Pemberlakuan kurikulum 1975, metode penyampaian adalah “Prosedur
Pengembangan Sistem Instruksional (PPSI)” untuk Pengembangan Satuan
Pembelajaran (RPP).
2.
Berkembangnya paradigma “ pendidikan sebagai suatu sistem”, maka
pembelajaran menggunakan pendekatan sistem (PPSI).
3.
Pendidik/ guru masih menggunakan paradigma “ Transfer of Knowledge” belum
pada pembelajaran yang profesional.
4.
Tuntutan Kurikulum 1975 yang berorientasi pada tujuan, relevansi,
efisiensi, efektivitas, dan kontinuitas.
5.
Sistem Semester pada kurikulum 1975 menuntut Perencanaan Pengajaran sampai
satuan materi terkecil.[5]
PPSI menggunakan pendekatan sistem yang mengutamakan adanya tujuan yang
jelas sehingga dapat dikatakan bahwa PPSI menggunakan pendekatan yang
berorientasi pada tujuan. Istilah sistem instruksional dari PPSI menunjuk
kepada pengertian sebagai suatu sistem yaitu sebagai suatu kesatuan yang
terorganisasi yang terdiri atas sejumlah komponen yang saling berhubungan satu
dengan yang lainny dalam rangka mencapai tujuan yang diinginkan.[6]
Langkah-langkah pokok dari pengembangan model PPSI yaitu:
Langkah 1:
merumuskan tujuan pembelajaran.
Dalam merumuskan tujuan instruksional yang dimaksud adalah tujuan
pembelajaran khusus, yaitu rumusan yang jelas dan operasional tentang kemampuan
atau kompetensi yang diharapkan dimiliki siswa setelah mengikuti suatu program
pembelajaran. Kemampuan atau kompetensi tersebut harus dirumuskan secara spesifik
dan terukur sehingga dapat diamati dan dievaluasi.[7]

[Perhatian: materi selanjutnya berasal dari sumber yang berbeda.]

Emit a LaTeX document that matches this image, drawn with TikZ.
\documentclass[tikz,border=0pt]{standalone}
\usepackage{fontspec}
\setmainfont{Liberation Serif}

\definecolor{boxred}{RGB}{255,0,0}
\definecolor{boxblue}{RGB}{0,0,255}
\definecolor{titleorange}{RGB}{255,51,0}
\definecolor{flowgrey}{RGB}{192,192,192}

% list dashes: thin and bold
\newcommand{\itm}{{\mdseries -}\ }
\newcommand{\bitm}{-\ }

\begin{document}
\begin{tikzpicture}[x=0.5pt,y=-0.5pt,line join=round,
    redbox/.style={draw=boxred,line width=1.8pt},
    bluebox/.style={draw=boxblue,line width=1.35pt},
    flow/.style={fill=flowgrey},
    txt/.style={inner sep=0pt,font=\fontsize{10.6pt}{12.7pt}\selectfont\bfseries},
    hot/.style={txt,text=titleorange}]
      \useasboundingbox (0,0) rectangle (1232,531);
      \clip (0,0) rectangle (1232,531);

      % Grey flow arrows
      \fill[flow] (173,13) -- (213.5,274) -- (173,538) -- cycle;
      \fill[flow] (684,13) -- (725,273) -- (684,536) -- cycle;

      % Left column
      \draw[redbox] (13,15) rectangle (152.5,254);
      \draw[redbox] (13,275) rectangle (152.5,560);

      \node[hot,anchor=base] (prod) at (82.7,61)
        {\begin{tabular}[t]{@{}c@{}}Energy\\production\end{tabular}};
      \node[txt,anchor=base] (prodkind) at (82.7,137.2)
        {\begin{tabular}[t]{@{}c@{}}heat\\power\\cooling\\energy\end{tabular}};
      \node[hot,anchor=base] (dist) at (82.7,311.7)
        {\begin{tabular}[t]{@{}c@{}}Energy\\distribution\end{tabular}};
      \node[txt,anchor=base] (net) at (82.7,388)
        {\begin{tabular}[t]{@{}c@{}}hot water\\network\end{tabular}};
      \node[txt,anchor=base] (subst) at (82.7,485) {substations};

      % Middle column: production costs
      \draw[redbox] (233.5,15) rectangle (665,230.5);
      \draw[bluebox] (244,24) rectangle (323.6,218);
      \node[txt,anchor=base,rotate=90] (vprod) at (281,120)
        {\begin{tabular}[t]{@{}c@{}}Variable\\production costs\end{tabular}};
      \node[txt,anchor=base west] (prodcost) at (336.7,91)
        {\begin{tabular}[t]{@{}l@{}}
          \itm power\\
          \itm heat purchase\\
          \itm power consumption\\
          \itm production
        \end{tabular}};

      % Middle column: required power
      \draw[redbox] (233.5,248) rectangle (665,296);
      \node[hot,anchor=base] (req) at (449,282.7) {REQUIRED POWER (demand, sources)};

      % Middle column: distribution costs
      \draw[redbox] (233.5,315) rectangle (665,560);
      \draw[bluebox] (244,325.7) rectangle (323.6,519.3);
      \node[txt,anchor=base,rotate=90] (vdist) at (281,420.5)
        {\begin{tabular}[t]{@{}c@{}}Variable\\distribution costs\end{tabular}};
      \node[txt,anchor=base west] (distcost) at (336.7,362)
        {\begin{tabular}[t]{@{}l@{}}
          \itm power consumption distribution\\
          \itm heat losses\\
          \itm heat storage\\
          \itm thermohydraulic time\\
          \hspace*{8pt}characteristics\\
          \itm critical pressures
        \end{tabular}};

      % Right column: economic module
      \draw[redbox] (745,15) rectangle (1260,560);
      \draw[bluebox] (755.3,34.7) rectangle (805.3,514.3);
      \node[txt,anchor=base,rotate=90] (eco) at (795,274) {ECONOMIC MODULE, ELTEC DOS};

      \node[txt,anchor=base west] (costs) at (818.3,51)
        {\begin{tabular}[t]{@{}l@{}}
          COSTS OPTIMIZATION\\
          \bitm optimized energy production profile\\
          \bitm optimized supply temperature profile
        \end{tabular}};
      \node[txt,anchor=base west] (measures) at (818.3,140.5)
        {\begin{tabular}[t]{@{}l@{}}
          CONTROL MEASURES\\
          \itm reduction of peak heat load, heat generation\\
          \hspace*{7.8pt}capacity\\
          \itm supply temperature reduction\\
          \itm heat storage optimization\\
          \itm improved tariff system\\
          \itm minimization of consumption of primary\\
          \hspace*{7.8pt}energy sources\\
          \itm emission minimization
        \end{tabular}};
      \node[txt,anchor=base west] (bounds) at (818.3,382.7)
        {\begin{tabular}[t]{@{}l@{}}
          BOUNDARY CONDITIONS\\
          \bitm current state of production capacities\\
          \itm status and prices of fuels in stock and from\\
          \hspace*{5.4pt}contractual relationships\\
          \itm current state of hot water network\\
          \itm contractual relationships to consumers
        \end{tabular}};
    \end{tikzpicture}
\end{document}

Secara singkat dapat disimpulkan bahwa mengenai perumusan tujuan
instruksional ini haruslah menuruti kriteria-kriteria sebagai berikut:
a.
Menggunakan istilah-istilah yang operasional.
b.
Harus dalam bentuk hasil belajar.
c.
Berbentuk tingkah laku siswa.
d.
Hanya meliputi satu jenis tingkah laku.[8]
Langkah 2:
menyusun alat evaluasi.
Setelah tujuan instruksional dirumuskan, langkah berikutnya adalah
mengembangkan tes yang fungsinya untuk menilai sampai di mana siswa menguasai
kemampuan-kemampuan yang telah dirumuskan dalam tujuan instruksional
khusus. Untuk mengecek apakah rumusan
tujuan instruksional tersebut dapat diukur / dinilai atau tidak, perlu
dikembangkan terlebih dahulu alat evaluasinya sebelum melangkah lebih jauh.
Dengan dikembangkannya alat evaluasi tersebut, mungkin ada beberapa tujuan yang
perlu diubah atau dipertegas rumusannya sehingga dapat diukur.[9]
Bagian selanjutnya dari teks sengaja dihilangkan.